Floodwaters in southern New Brunswick could approach 2008 levels this week
EMO cautioning riverside communities south of Fredericton against significant rise in water levels
By Wednesday, the water levels in southern New Brunswick could reach heights last seen in 2008, the worst spring flooding the province experienced in 35 years.
Greg MacCallum, director of the provincial emergency measures organization, cautioned riverside communities south of Fredericton while asking for the public's patience and co-operation as the flooding is expected to persist this week.
"It's a forecasting challenge to look out several days, but the trend is that the water levels are on the rise and will continue to rise virtually from Fredericton all the way to Saint John," MacCallum said in an interview Monday.
The province's River Watch forecast indicates water levels in areas along the St. John River, such as Maugerville, Sheffield, Jemseg, Oak Point and Saint John-Quispamsis, will continue to rise well above flood stage in the next 48 hours.
The Saint John-Quispamsis area is expected to reach 5.1 metres by Wednesday. That's almost a metre above flood stage and just shy of the 5.2-metre level seen in 2008.
Oak Point is expected to surpass the 5.36-metre mark in 2008, hitting 5.4 metres by Wednesday. Sheffield could reach 6.7 metres, 0.25 metres higher than 10 years ago.
The 2008 flood caused more than $23 million in damages. More than 600 properties were affected and about 1,000 people were displaced from their homes. It was the worst spring flood since 1973.
Water levels in northwestern New Brunswick are also on the rise, MacCallum said. The communities of Clair, Saint-Hilaire and Edmundston are expected to surpass their respective flood stages in the next 48 hours.
Capital city woes
The situation in Fredericton is expected to hold at the eight-metre level until Wednesday — that's 1.5 metres above flood stage and 0.36 metres short of the 2008 mark.
Parts of the capital city's downtown remain flooded and about three dozen streets are closed.
The Department of Transportation and Infrastructure reported Monday dozens of provincial highways and roads have been affected by flooding. For a list of closed roads, click here.
MacCallum preached patience and cautioned the public against ignoring or moving barricades to access restricted roads. He said fluctuating river levels may fool some people into thinking the water is going down.
"They maybe make assumptions about the fact that the worst is over," MacCallum said.
"Unfortunately, what we've got here is an enduring situation where the water levels aren't really discernibly changing from day to day.

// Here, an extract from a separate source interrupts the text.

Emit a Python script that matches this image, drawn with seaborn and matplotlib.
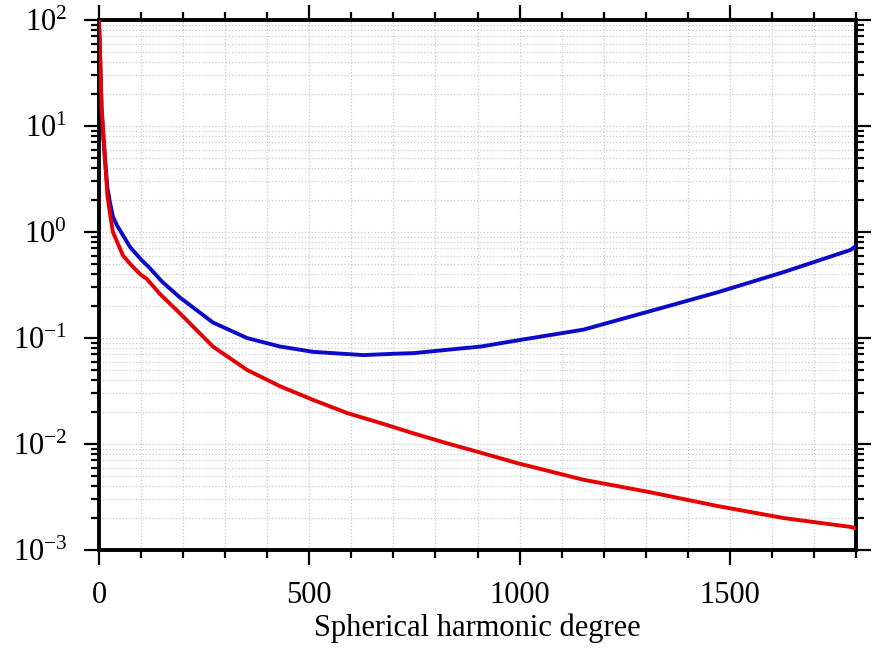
import matplotlib
matplotlib.use("Agg")
import matplotlib.pyplot as plt
import matplotlib.ticker as mticker
import seaborn as sns
import pandas as pd

# degree / value pairs
blue_deg = [0, 3, 6, 10, 15, 20, 26, 33, 43, 74, 100, 120, 150, 193, 271, 352,
            431, 510, 629, 700, 748, 836, 907, 995, 1152, 1312, 1471, 1629, 1788, 1800]
blue_val = [100, 40, 15, 8, 4.5, 2.6, 1.9, 1.4, 1.15, 0.72, 0.55, 0.46, 0.34, 0.24, 0.14, 0.10,
            0.083, 0.074, 0.069, 0.071, 0.072, 0.078, 0.083, 0.095, 0.12, 0.18, 0.27, 0.42, 0.68, 0.74]

red_deg = [0, 3, 6, 10, 14, 20, 26, 33, 57, 74, 98, 114, 145, 193, 271, 352, 431, 510,
           590, 669, 748, 826, 907, 995, 1152, 1312, 1471, 1629, 1788, 1800]
red_val = [100, 40, 15, 9, 5, 2.2, 1.5, 1.0, 0.60, 0.50, 0.40, 0.36, 0.26, 0.17, 0.083, 0.050, 0.035, 0.026,
           0.0196, 0.0158, 0.0126, 0.0102, 0.0083, 0.0066, 0.0046, 0.0035, 0.0026, 0.0020, 0.00165, 0.0016]

x_ticks = [0, 500, 1000, 1500]
x_label = "Spherical harmonic degree"

sns.set_theme(style="white")
plt.rcParams['font.family'] = ['Liberation Serif', 'DejaVu Serif']
plt.rcParams['mathtext.fontset'] = 'stix'
plt.rcParams['text.color'] = 'black'
plt.rcParams['xtick.color'] = 'black'
plt.rcParams['ytick.color'] = 'black'
plt.rcParams['axes.labelcolor'] = 'black'

fig = plt.figure(figsize=(8.81, 6.52), dpi=100)
ax = fig.add_axes([0.1124, 0.1564, 0.8592, 0.8129])

blue = pd.DataFrame({"deg": blue_deg, "val": blue_val})
red = pd.DataFrame({"deg": red_deg, "val": red_val})
sns.lineplot(data=blue, x="deg", y="val", color="#0a0ac8", lw=2.8, ax=ax, zorder=3)
sns.lineplot(data=red, x="deg", y="val", color="#e60000", lw=2.8, ax=ax, zorder=4)

ax.set_yscale("log")
ax.set_xlim(0, 1800)
ax.set_ylim(1e-3, 1e2)
ax.set_xticks(x_ticks)
ax.xaxis.set_minor_locator(mticker.MultipleLocator(100))
ax.yaxis.set_major_locator(mticker.LogLocator(base=10, numticks=10))
ax.yaxis.set_minor_locator(mticker.LogLocator(base=10, subs=range(2, 10), numticks=20))
ax.yaxis.set_major_formatter(mticker.LogFormatterMathtext())
ax.yaxis.set_minor_formatter(mticker.NullFormatter())

ax.grid(True, which="both", color="#c8c8c8", linestyle=":", linewidth=0.9)
ax.set_axisbelow(True)

for s in ax.spines.values():
    s.set_color("black")
    s.set_linewidth(2.8)

ax.tick_params(which="both", direction="out", top=True, right=True, bottom=True, left=True,
               width=1.6)
ax.tick_params(which="major", length=11)
ax.tick_params(which="minor", length=6)
ax.tick_params(axis="x", labeltop=False, pad=11, labelsize=22)
ax.tick_params(axis="y", labelright=False, pad=12, labelsize=22)

ax.set_xlabel(x_label, fontsize=22, labelpad=3)
ax.set_ylabel("")

fig.savefig("out.png", dpi=100)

"This is going to take some time and people need to be patient."
'We'll get through this'
Fredericton Mayor Mike O'Brien asked residents to be patient and respect the traffic measures in place.
He said the city is not near the point of having to declare a state of emergency but noted the situation will likely stay the same for the rest of the week.
"We'll get through this … and hopefully at the end of this we can all meet downtown and have a pop," O'Brien said on Information Morning Fredericton on Monday.
Two shelters have been set up in Fredericton for people displaced by flooding and with no access to temporary accommodations.
Fredericton residents can use the shelter at the Salvation Army on St. Mary's Street, and people from outlying areas can use a shelter on the University of New Brunswick campus.
Call for better modelling
Wayne Tallon, the director of Fredericton's Emergency Measures Organization, said Monday the city plans to talk to provincial partners about why their modelling didn't predict the rapid rising floodwaters.
"Obviously, the modelling that has worked very well and accurately over the years, couldn't keep up with it," Tallon said.
"I'm not dissatisfied, but we're working with technology that is not giving us the right information and the right time."
MacCallum said it's difficult to predict the rate of melt. The rapid melt was compounded by a mix of warm temperatures and rain, he said.
"We knew the recipe was there," he said, noting that EMO began warning the public a couple of days before the St. John River rose swiftly.
He said it's fortunate there have been no significant ice jams to exacerbate the situation.